:: What needs to be done ::
Filter these entries, keeping only lines that hold the word "this".

:: Raw data ::
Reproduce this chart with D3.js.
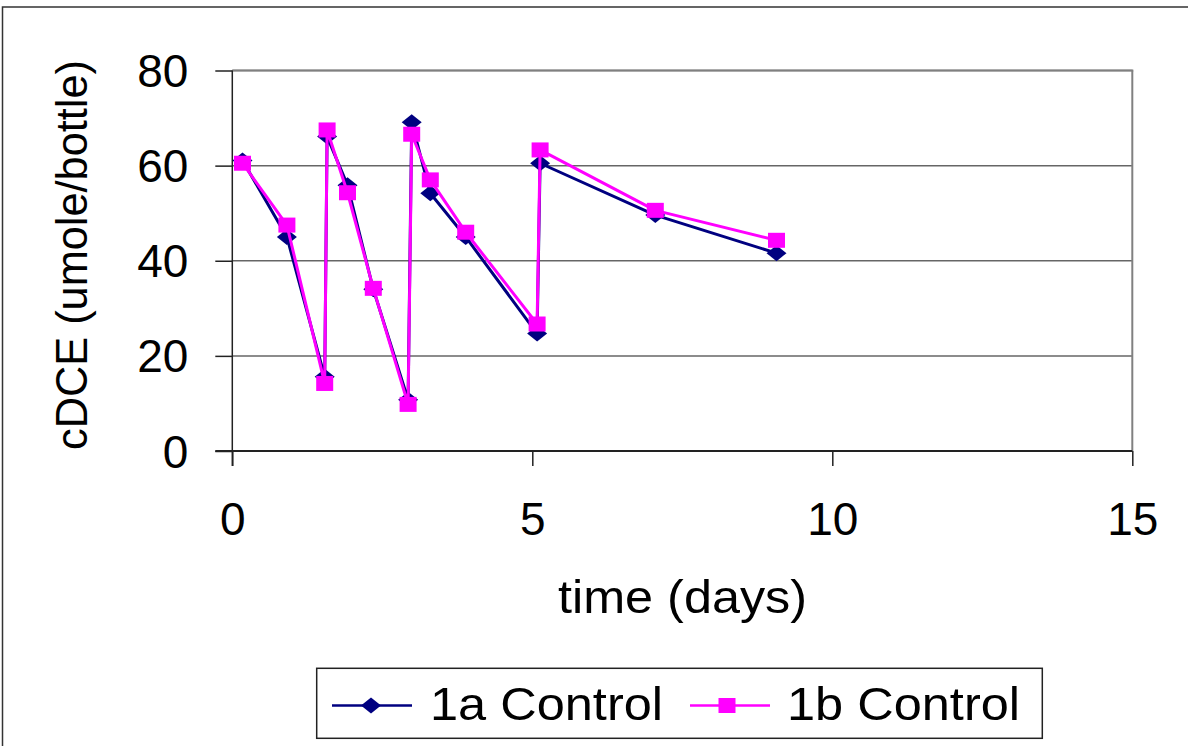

* * *

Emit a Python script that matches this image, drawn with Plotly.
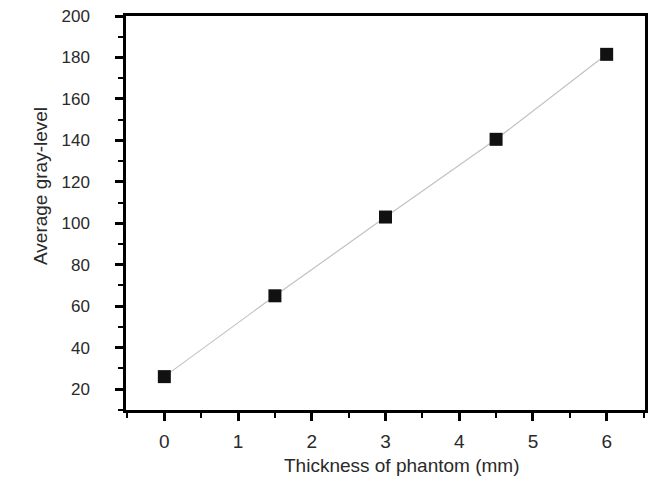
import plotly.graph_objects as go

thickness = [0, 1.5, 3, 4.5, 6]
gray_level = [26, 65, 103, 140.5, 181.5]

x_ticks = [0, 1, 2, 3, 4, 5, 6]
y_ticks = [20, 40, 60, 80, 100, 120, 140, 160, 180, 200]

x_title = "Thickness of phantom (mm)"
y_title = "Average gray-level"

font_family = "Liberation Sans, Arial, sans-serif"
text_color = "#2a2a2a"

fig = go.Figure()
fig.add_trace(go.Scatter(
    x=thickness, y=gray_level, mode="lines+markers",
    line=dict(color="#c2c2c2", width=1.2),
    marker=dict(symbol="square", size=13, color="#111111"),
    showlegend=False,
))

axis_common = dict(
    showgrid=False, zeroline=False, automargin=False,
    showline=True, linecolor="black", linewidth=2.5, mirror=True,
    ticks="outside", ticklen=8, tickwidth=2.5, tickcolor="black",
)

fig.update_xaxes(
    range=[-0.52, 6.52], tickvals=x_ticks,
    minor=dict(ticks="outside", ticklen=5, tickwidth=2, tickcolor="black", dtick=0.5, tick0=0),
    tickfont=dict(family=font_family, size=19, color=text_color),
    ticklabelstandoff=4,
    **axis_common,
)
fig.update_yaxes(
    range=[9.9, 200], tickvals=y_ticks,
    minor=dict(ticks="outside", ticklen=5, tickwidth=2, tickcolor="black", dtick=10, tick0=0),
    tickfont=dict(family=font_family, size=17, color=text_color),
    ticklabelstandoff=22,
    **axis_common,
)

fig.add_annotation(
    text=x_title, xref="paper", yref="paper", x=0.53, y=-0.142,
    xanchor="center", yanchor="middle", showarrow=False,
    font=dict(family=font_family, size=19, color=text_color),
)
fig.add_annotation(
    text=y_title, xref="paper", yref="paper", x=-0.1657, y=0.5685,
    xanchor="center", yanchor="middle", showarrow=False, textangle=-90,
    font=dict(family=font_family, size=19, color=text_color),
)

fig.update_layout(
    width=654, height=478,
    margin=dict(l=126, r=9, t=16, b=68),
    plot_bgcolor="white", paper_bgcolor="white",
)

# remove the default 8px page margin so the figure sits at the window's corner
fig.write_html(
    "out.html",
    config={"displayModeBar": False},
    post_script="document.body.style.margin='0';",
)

:: Worked solution ::
Reproduce this chart with D3.js.
Emit a Python script that matches this image, drawn with Plotly.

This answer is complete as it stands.